Data:
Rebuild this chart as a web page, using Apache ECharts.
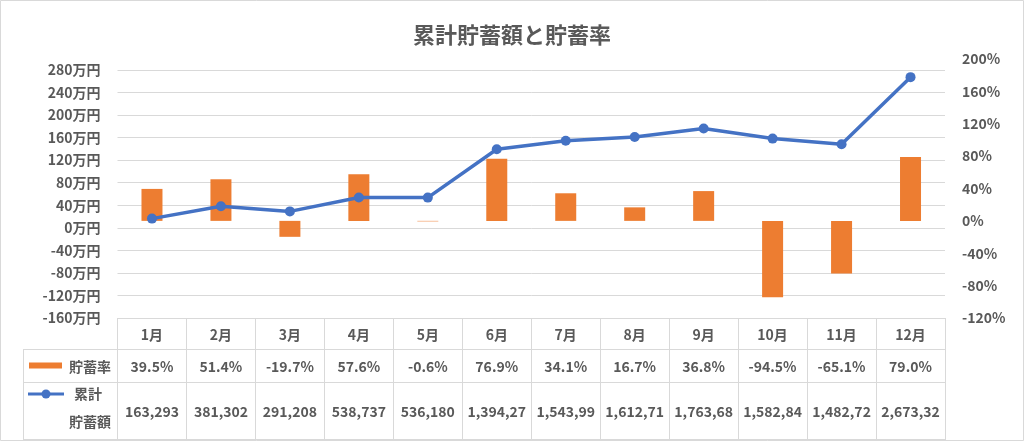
<!DOCTYPE html>
<html>
<head>
<meta charset="utf-8">
<script src="https://cdn.jsdelivr.net/npm/echarts@6/dist/echarts.min.js"></script>
<style>
html,body{margin:0;padding:0;background:#fff;}
#main{width:1024px;height:441px;}
</style>
</head>
<body>
<div id="main"></div>
<script>
// ---- data ----
const months = ['1月','2月','3月','4月','5月','6月','7月','8月','9月','10月','11月','12月'];
const savingRate = [39.5, 51.4, -19.7, 57.6, -0.6, 76.9, 34.1, 16.7, 36.8, -94.5, -65.1, 79.0];
const cumulativeSavings = [163293, 381302, 291208, 538737, 536180, 1394270, 1543990, 1612710, 1763680, 1582840, 1482720, 2673320];
const leftTicks = {min: -1600000, max: 2800000, interval: 400000};
const rightTicks = {min: -120, max: 200, interval: 40};
const titleText = '累計貯蓄額と貯蓄率';
const rateName = '貯蓄率';
const savingsNameLines = ['累計', '貯蓄額'];

const FONT = "'Noto Sans CJK JP', 'Noto Sans', sans-serif";
const WEIGHT = 'bold';
const TXT = '#595959';
const GRID_LINE = '#D9D9D9';
const ORANGE = '#ED7D31';
const BLUE = '#4472C4';

const chart = echarts.init(document.getElementById('main'), null, {renderer: 'canvas'});

const option = {
  backgroundColor: '#ffffff',
  animation: false,
  title: {
    text: titleText, left: 'center', top: 19,
    textStyle: {fontFamily: FONT, fontSize: 22, fontWeight: WEIGHT, color: TXT}
  },
  grid: [
    {left: 117.5, right: 79, top: 70, bottom: 123, containLabel: false},
    {left: 117.5, right: 79, top: 59, bottom: 123, containLabel: false}
  ],
  xAxis: [
    {type: 'category', gridIndex: 0, data: months, axisLine: {show: false}, axisTick: {show: false}, axisLabel: {show: false}},
    {type: 'category', gridIndex: 1, data: months, axisLine: {show: false}, axisTick: {show: false}, axisLabel: {show: false}}
  ],
  yAxis: [
    {type: 'value', gridIndex: 0, position: 'left', min: leftTicks.min, max: leftTicks.max, interval: leftTicks.interval,
     axisLine: {show: false}, axisTick: {show: false},
     splitLine: {show: true, lineStyle: {color: GRID_LINE, width: 1}},
     axisLabel: {margin: 17, color: TXT, fontFamily: FONT, fontSize: 14, fontWeight: WEIGHT, formatter: v => (v / 10000) + '万円'}},
    {type: 'value', gridIndex: 1, position: 'right', min: rightTicks.min, max: rightTicks.max, interval: rightTicks.interval,
     axisLine: {show: false}, axisTick: {show: false}, splitLine: {show: false},
     axisLabel: {margin: 17, color: TXT, fontFamily: FONT, fontSize: 14, fontWeight: WEIGHT, formatter: v => v + '%'}}
  ],
  series: [
    {type: 'bar', name: rateName, xAxisIndex: 1, yAxisIndex: 1, data: savingRate, barWidth: 21,
     itemStyle: {color: ORANGE}, z: 1},
    {type: 'line', name: '累計貯蓄額', xAxisIndex: 0, yAxisIndex: 0, data: cumulativeSavings,
     symbol: 'circle', symbolSize: 10, lineStyle: {color: BLUE, width: 3.5}, itemStyle: {color: BLUE}, z: 3}
  ]
};
chart.setOption(option);

// ---- data table built from the axis scale ----
const c0 = chart.convertToPixel({xAxisIndex: 0}, 0);
const c1 = chart.convertToPixel({xAxisIndex: 0}, 1);
const band = c1 - c0;
const tLeft = c0 - band / 2;
const tRight = tLeft + band * months.length;
const yHead = Math.round(chart.convertToPixel({yAxisIndex: 0}, leftTicks.min));
const yRate = yHead + 31;
const yVal = yRate + 33;
const yBot = yVal + 57;
const legLeft = 23;

const g = [];
function hline(x1, x2, y) {
  g.push({type: 'line', shape: {x1: x1, y1: y + 0.5, x2: x2, y2: y + 0.5}, style: {stroke: GRID_LINE, lineWidth: 1}, silent: true});
}
function vline(x, y1, y2) {
  const xx = Math.round(x) + 0.5;
  g.push({type: 'line', shape: {x1: xx, y1: y1, x2: xx, y2: y2}, style: {stroke: GRID_LINE, lineWidth: 1}, silent: true});
}
function text(str, x, y, align) {
  g.push({type: 'text', x: x, y: y, style: {text: str, fill: TXT, font: WEIGHT + ' 14px ' + FONT, textAlign: align || 'center', textVerticalAlign: 'middle'}, silent: true});
}
// outer border
g.push({type: 'rect', shape: {x: 0.5, y: 0.5, width: 1023, height: 440}, style: {fill: null, stroke: GRID_LINE, lineWidth: 1}, silent: true});

hline(tLeft, tRight, yHead);
hline(legLeft, tRight, yRate);
hline(legLeft, tRight, yVal);
hline(legLeft, tRight, yBot);
vline(legLeft, yRate, yBot + 1);
for (let i = 0; i <= months.length; i++) {
  vline(tLeft + band * i, yHead, yBot + 1);
}
months.forEach((m, i) => {
  const cx = chart.convertToPixel({xAxisIndex: 0}, i);
  text(m, cx, (yHead + yRate) / 2 + 1);
  text(savingRate[i].toFixed(1) + '%', cx, (yRate + yVal) / 2 + 1);
  text(cumulativeSavings[i].toLocaleString('en-US').slice(0, 8), cx, (yVal + yBot) / 2 + 1);
});
// legend keys
g.push({type: 'rect', shape: {x: 29, y: (yRate + yVal) / 2 - 3, width: 33, height: 6}, style: {fill: ORANGE}, silent: true});
text(rateName, 90, (yRate + yVal) / 2 + 1);
const ly = yVal + 12;
g.push({type: 'line', shape: {x1: 28, y1: ly, x2: 64, y2: ly}, style: {stroke: BLUE, lineWidth: 3}, silent: true});
g.push({type: 'circle', shape: {cx: 46, cy: ly, r: 4.5}, style: {fill: BLUE}, silent: true});
text(savingsNameLines[0], 88, ly);
text(savingsNameLines[1], 90, yBot - 17);

chart.setOption({graphic: {elements: g}});
</script>
</body>
</html>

Exercise description:
Retype the whole listing exactly and leave the pictures out.

Response:
Rebuild this chart as a web page, using Apache ECharts.
<!DOCTYPE html>
<html>
<head>
<meta charset="utf-8">
<script src="https://cdn.jsdelivr.net/npm/echarts@6/dist/echarts.min.js"></script>
<style>
html,body{margin:0;padding:0;background:#fff;}
#main{width:1024px;height:441px;}
</style>
</head>
<body>
<div id="main"></div>
<script>
// ---- data ----
const months = ['1月','2月','3月','4月','5月','6月','7月','8月','9月','10月','11月','12月'];
const savingRate = [39.5, 51.4, -19.7, 57.6, -0.6, 76.9, 34.1, 16.7, 36.8, -94.5, -65.1, 79.0];
const cumulativeSavings = [163293, 381302, 291208, 538737, 536180, 1394270, 1543990, 1612710, 1763680, 1582840, 1482720, 2673320];
const leftTicks = {min: -1600000, max: 2800000, interval: 400000};
const rightTicks = {min: -120, max: 200, interval: 40};
const titleText = '累計貯蓄額と貯蓄率';
const rateName = '貯蓄率';
const savingsNameLines = ['累計', '貯蓄額'];

const FONT = "'Noto Sans CJK JP', 'Noto Sans', sans-serif";
const WEIGHT = 'bold';
const TXT = '#595959';
const GRID_LINE = '#D9D9D9';
const ORANGE = '#ED7D31';
const BLUE = '#4472C4';

const chart = echarts.init(document.getElementById('main'), null, {renderer: 'canvas'});

const option = {
  backgroundColor: '#ffffff',
  animation: false,
  title: {
    text: titleText, left: 'center', top: 19,
    textStyle: {fontFamily: FONT, fontSize: 22, fontWeight: WEIGHT, color: TXT}
  },
  grid: [
    {left: 117.5, right: 79, top: 70, bottom: 123, containLabel: false},
    {left: 117.5, right: 79, top: 59, bottom: 123, containLabel: false}
  ],
  xAxis: [
    {type: 'category', gridIndex: 0, data: months, axisLine: {show: false}, axisTick: {show: false}, axisLabel: {show: false}},
    {type: 'category', gridIndex: 1, data: months, axisLine: {show: false}, axisTick: {show: false}, axisLabel: {show: false}}
  ],
  yAxis: [
    {type: 'value', gridIndex: 0, position: 'left', min: leftTicks.min, max: leftTicks.max, interval: leftTicks.interval,
     axisLine: {show: false}, axisTick: {show: false},
     splitLine: {show: true, lineStyle: {color: GRID_LINE, width: 1}},
     axisLabel: {margin: 17, color: TXT, fontFamily: FONT, fontSize: 14, fontWeight: WEIGHT, formatter: v => (v / 10000) + '万円'}},
    {type: 'value', gridIndex: 1, position: 'right', min: rightTicks.min, max: rightTicks.max, interval: rightTicks.interval,
     axisLine: {show: false}, axisTick: {show: false}, splitLine: {show: false},
     axisLabel: {margin: 17, color: TXT, fontFamily: FONT, fontSize: 14, fontWeight: WEIGHT, formatter: v => v + '%'}}
  ],
  series: [
    {type: 'bar', name: rateName, xAxisIndex: 1, yAxisIndex: 1, data: savingRate, barWidth: 21,
     itemStyle: {color: ORANGE}, z: 1},
    {type: 'line', name: '累計貯蓄額', xAxisIndex: 0, yAxisIndex: 0, data: cumulativeSavings,
     symbol: 'circle', symbolSize: 10, lineStyle: {color: BLUE, width: 3.5}, itemStyle: {color: BLUE}, z: 3}
  ]
};
chart.setOption(option);

// ---- data table built from the axis scale ----
const c0 = chart.convertToPixel({xAxisIndex: 0}, 0);
const c1 = chart.convertToPixel({xAxisIndex: 0}, 1);
const band = c1 - c0;
const tLeft = c0 - band / 2;
const tRight = tLeft + band * months.length;
const yHead = Math.round(chart.convertToPixel({yAxisIndex: 0}, leftTicks.min));
const yRate = yHead + 31;
const yVal = yRate + 33;
const yBot = yVal + 57;
const legLeft = 23;

const g = [];
function hline(x1, x2, y) {
  g.push({type: 'line', shape: {x1: x1, y1: y + 0.5, x2: x2, y2: y + 0.5}, style: {stroke: GRID_LINE, lineWidth: 1}, silent: true});
}
function vline(x, y1, y2) {
  const xx = Math.round(x) + 0.5;
  g.push({type: 'line', shape: {x1: xx, y1: y1, x2: xx, y2: y2}, style: {stroke: GRID_LINE, lineWidth: 1}, silent: true});
}
function text(str, x, y, align) {
  g.push({type: 'text', x: x, y: y, style: {text: str, fill: TXT, font: WEIGHT + ' 14px ' + FONT, textAlign: align || 'center', textVerticalAlign: 'middle'}, silent: true});
}
// outer border
g.push({type: 'rect', shape: {x: 0.5, y: 0.5, width: 1023, height: 440}, style: {fill: null, stroke: GRID_LINE, lineWidth: 1}, silent: true});

hline(tLeft, tRight, yHead);
hline(legLeft, tRight, yRate);
hline(legLeft, tRight, yVal);
hline(legLeft, tRight, yBot);
vline(legLeft, yRate, yBot + 1);
for (let i = 0; i <= months.length; i++) {
  vline(tLeft + band * i, yHead, yBot + 1);
}
months.forEach((m, i) => {
  const cx = chart.convertToPixel({xAxisIndex: 0}, i);
  text(m, cx, (yHead + yRate) / 2 + 1);
  text(savingRate[i].toFixed(1) + '%', cx, (yRate + yVal) / 2 + 1);
  text(cumulativeSavings[i].toLocaleString('en-US').slice(0, 8), cx, (yVal + yBot) / 2 + 1);
});
// legend keys
g.push({type: 'rect', shape: {x: 29, y: (yRate + yVal) / 2 - 3, width: 33, height: 6}, style: {fill: ORANGE}, silent: true});
text(rateName, 90, (yRate + yVal) / 2 + 1);
const ly = yVal + 12;
g.push({type: 'line', shape: {x1: 28, y1: ly, x2: 64, y2: ly}, style: {stroke: BLUE, lineWidth: 3}, silent: true});
g.push({type: 'circle', shape: {cx: 46, cy: ly, r: 4.5}, style: {fill: BLUE}, silent: true});
text(savingsNameLines[0], 88, ly);
text(savingsNameLines[1], 90, yBot - 17);

chart.setOption({graphic: {elements: g}});
</script>
</body>
</html>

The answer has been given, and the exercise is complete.